Directions: Transcribe all of the material exactly, except for its pictures.
** Start of Provided data **
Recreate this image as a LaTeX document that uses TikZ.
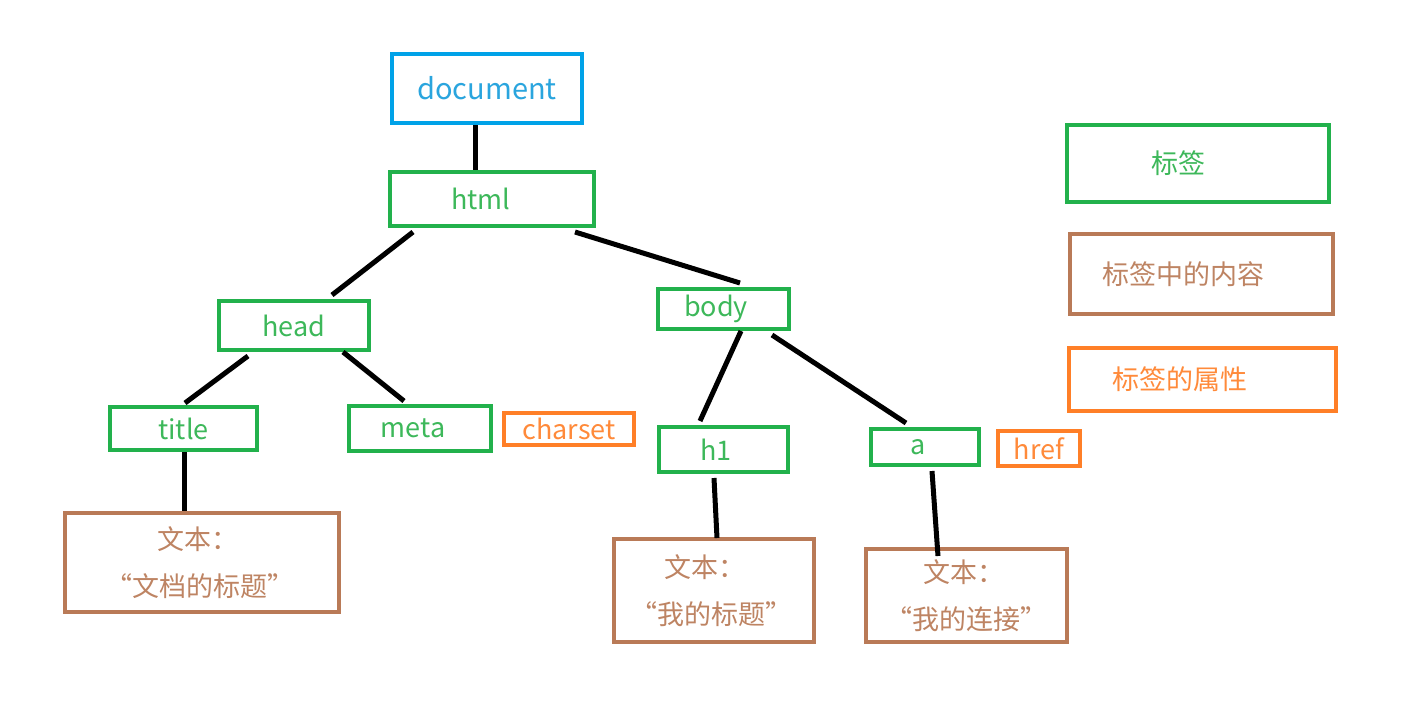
\documentclass[tikz,border=0pt]{standalone}
\usepackage{fontspec}
\setmainfont{Noto Sans CJK SC}
\definecolor{gbox}{HTML}{22B14C}
\definecolor{gtext}{HTML}{3DB85A}
\definecolor{bbox}{HTML}{00A2E8}
\definecolor{btext}{HTML}{2AA5DE}
\definecolor{brbox}{HTML}{B97A57}
\definecolor{brtext}{HTML}{BE8463}
\definecolor{obox}{HTML}{FF7F27}
\definecolor{otext}{HTML}{FF8A3A}
\newcommand{\lft}[2]{#2\hspace*{#1}}
\begin{document}
\begin{tikzpicture}[x=1pt,y=-1pt,
  box/.style={draw, line width=4pt, rectangle, inner sep=0pt, font=\fontsize{27}{32}\selectfont},
  tag/.style={box, draw=gbox, text=gtext},
  doc/.style={box, draw=bbox, text=btext, font=\fontsize{29}{34}\selectfont},
  content/.style={box, draw=brbox, text=brtext, align=center, font=\fontsize{27}{47}\selectfont},
  attr/.style={box, draw=obox, text=otext},
  cjk/.style={font=\fontsize{27}{32}\selectfont},
  conn/.style={line width=5pt, black}]
\useasboundingbox[fill=white] (0,0) rectangle (1428,705);
% nodes
\node[doc, minimum width=190pt, minimum height=69pt] (doc) at (487,88.5) {document};
\node[tag, minimum width=204pt, minimum height=54pt] (html) at (492,199) {\lft{22pt}{html}};
\node[tag, minimum width=150pt, minimum height=49pt] (head) at (294,325.5) {head};
\node[tag, minimum width=131pt, minimum height=40pt] (body) at (723.5,309) {\lft{15pt}{body}};
\node[tag, minimum width=147pt, minimum height=43pt] (title) at (183.5,428.5) {title};
\node[tag, minimum width=142pt, minimum height=45pt] (meta) at (420,428.5) {\lft{14pt}{meta}};
\node[attr, minimum width=130pt, minimum height=32pt] (charset) at (569,429) {charset};
\node[tag, minimum width=129pt, minimum height=45pt] (h1) at (723.5,449.5) {\lft{15pt}{h1}};
\node[tag, minimum width=108pt, minimum height=36pt] (a) at (925,447) {\lft{14pt}{a}};
\node[attr, minimum width=82pt, minimum height=35pt] (href) at (1039,448.5) {href};
\node[content, minimum width=274pt, minimum height=99pt] (t1) at (202,562.5) {\lft{8pt}{文本：}\\\lft{4pt}{“文档的标题”}};
\node[content, minimum width=200pt, minimum height=103pt] (t2) at (714,590.5) {\lft{18pt}{文本：}\\\lft{6pt}{“我的标题”}};
\node[content, minimum width=201pt, minimum height=93pt] (t3) at (966.5,595.5) {\lft{6pt}{文本：}\\“我的连接”};
% legend
\node[tag, cjk, minimum width=262pt, minimum height=77pt] (L1) at (1198,163.5) {\lft{40pt}{标签}};
\node[content, cjk, minimum width=263pt, minimum height=80pt] (L2) at (1201.5,274) {\lft{37pt}{标签中的内容}};
\node[attr, cjk, minimum width=267pt, minimum height=63pt] (L3) at (1202.5,379.5) {\lft{45pt}{标签的属性}};
% connectors
\draw[conn] ([xshift=-12pt]doc.south) -- ([xshift=-12pt]doc.south |- html.north);
\draw[conn] ([xshift=-79pt,yshift=-4pt]html.south) -- ([xshift=38pt,yshift=4pt]head.north);
\draw[conn] ([xshift=83pt,yshift=-4pt]html.south) -- ([xshift=16.5pt,yshift=4pt]body.north);
\draw[conn] ([xshift=-46pt,yshift=-4pt]head.south) -- ([xshift=1.5pt,yshift=2pt]title.north);
\draw[conn] ([xshift=49pt]head.south) -- ([xshift=-16pt,yshift=3pt]meta.north);
\draw[conn] ([xshift=0.5pt]title.south) -- ([xshift=0.5pt]title.south |- t1.north);
\draw[conn] ([xshift=17.5pt]body.south) -- ([xshift=-23.5pt,yshift=4pt]h1.north);
\draw[conn] ([xshift=48.5pt,yshift=-4pt]body.south) -- ([xshift=-19pt,yshift=4pt]a.north);
\draw[conn] ([xshift=-9.5pt,yshift=-4pt]h1.south) -- ([xshift=3pt,yshift=-1pt]t2.north);
\draw[conn] ([xshift=7pt,yshift=-4pt]a.south) -- ([xshift=-28.5pt,yshift=-9pt]t3.north);
\end{tikzpicture}
\end{document}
** End of Provided data **
Answer:
Recreate this image as a LaTeX document that uses TikZ.
\documentclass[tikz,border=0pt]{standalone}
\usepackage{fontspec}
\setmainfont{Noto Sans CJK SC}
\definecolor{gbox}{HTML}{22B14C}
\definecolor{gtext}{HTML}{3DB85A}
\definecolor{bbox}{HTML}{00A2E8}
\definecolor{btext}{HTML}{2AA5DE}
\definecolor{brbox}{HTML}{B97A57}
\definecolor{brtext}{HTML}{BE8463}
\definecolor{obox}{HTML}{FF7F27}
\definecolor{otext}{HTML}{FF8A3A}
\newcommand{\lft}[2]{#2\hspace*{#1}}
\begin{document}
\begin{tikzpicture}[x=1pt,y=-1pt,
  box/.style={draw, line width=4pt, rectangle, inner sep=0pt, font=\fontsize{27}{32}\selectfont},
  tag/.style={box, draw=gbox, text=gtext},
  doc/.style={box, draw=bbox, text=btext, font=\fontsize{29}{34}\selectfont},
  content/.style={box, draw=brbox, text=brtext, align=center, font=\fontsize{27}{47}\selectfont},
  attr/.style={box, draw=obox, text=otext},
  cjk/.style={font=\fontsize{27}{32}\selectfont},
  conn/.style={line width=5pt, black}]
\useasboundingbox[fill=white] (0,0) rectangle (1428,705);
% nodes
\node[doc, minimum width=190pt, minimum height=69pt] (doc) at (487,88.5) {document};
\node[tag, minimum width=204pt, minimum height=54pt] (html) at (492,199) {\lft{22pt}{html}};
\node[tag, minimum width=150pt, minimum height=49pt] (head) at (294,325.5) {head};
\node[tag, minimum width=131pt, minimum height=40pt] (body) at (723.5,309) {\lft{15pt}{body}};
\node[tag, minimum width=147pt, minimum height=43pt] (title) at (183.5,428.5) {title};
\node[tag, minimum width=142pt, minimum height=45pt] (meta) at (420,428.5) {\lft{14pt}{meta}};
\node[attr, minimum width=130pt, minimum height=32pt] (charset) at (569,429) {charset};
\node[tag, minimum width=129pt, minimum height=45pt] (h1) at (723.5,449.5) {\lft{15pt}{h1}};
\node[tag, minimum width=108pt, minimum height=36pt] (a) at (925,447) {\lft{14pt}{a}};
\node[attr, minimum width=82pt, minimum height=35pt] (href) at (1039,448.5) {href};
\node[content, minimum width=274pt, minimum height=99pt] (t1) at (202,562.5) {\lft{8pt}{文本：}\\\lft{4pt}{“文档的标题”}};
\node[content, minimum width=200pt, minimum height=103pt] (t2) at (714,590.5) {\lft{18pt}{文本：}\\\lft{6pt}{“我的标题”}};
\node[content, minimum width=201pt, minimum height=93pt] (t3) at (966.5,595.5) {\lft{6pt}{文本：}\\“我的连接”};
% legend
\node[tag, cjk, minimum width=262pt, minimum height=77pt] (L1) at (1198,163.5) {\lft{40pt}{标签}};
\node[content, cjk, minimum width=263pt, minimum height=80pt] (L2) at (1201.5,274) {\lft{37pt}{标签中的内容}};
\node[attr, cjk, minimum width=267pt, minimum height=63pt] (L3) at (1202.5,379.5) {\lft{45pt}{标签的属性}};
% connectors
\draw[conn] ([xshift=-12pt]doc.south) -- ([xshift=-12pt]doc.south |- html.north);
\draw[conn] ([xshift=-79pt,yshift=-4pt]html.south) -- ([xshift=38pt,yshift=4pt]head.north);
\draw[conn] ([xshift=83pt,yshift=-4pt]html.south) -- ([xshift=16.5pt,yshift=4pt]body.north);
\draw[conn] ([xshift=-46pt,yshift=-4pt]head.south) -- ([xshift=1.5pt,yshift=2pt]title.north);
\draw[conn] ([xshift=49pt]head.south) -- ([xshift=-16pt,yshift=3pt]meta.north);
\draw[conn] ([xshift=0.5pt]title.south) -- ([xshift=0.5pt]title.south |- t1.north);
\draw[conn] ([xshift=17.5pt]body.south) -- ([xshift=-23.5pt,yshift=4pt]h1.north);
\draw[conn] ([xshift=48.5pt,yshift=-4pt]body.south) -- ([xshift=-19pt,yshift=4pt]a.north);
\draw[conn] ([xshift=-9.5pt,yshift=-4pt]h1.south) -- ([xshift=3pt,yshift=-1pt]t2.north);
\draw[conn] ([xshift=7pt,yshift=-4pt]a.south) -- ([xshift=-28.5pt,yshift=-9pt]t3.north);
\end{tikzpicture}
\end{document}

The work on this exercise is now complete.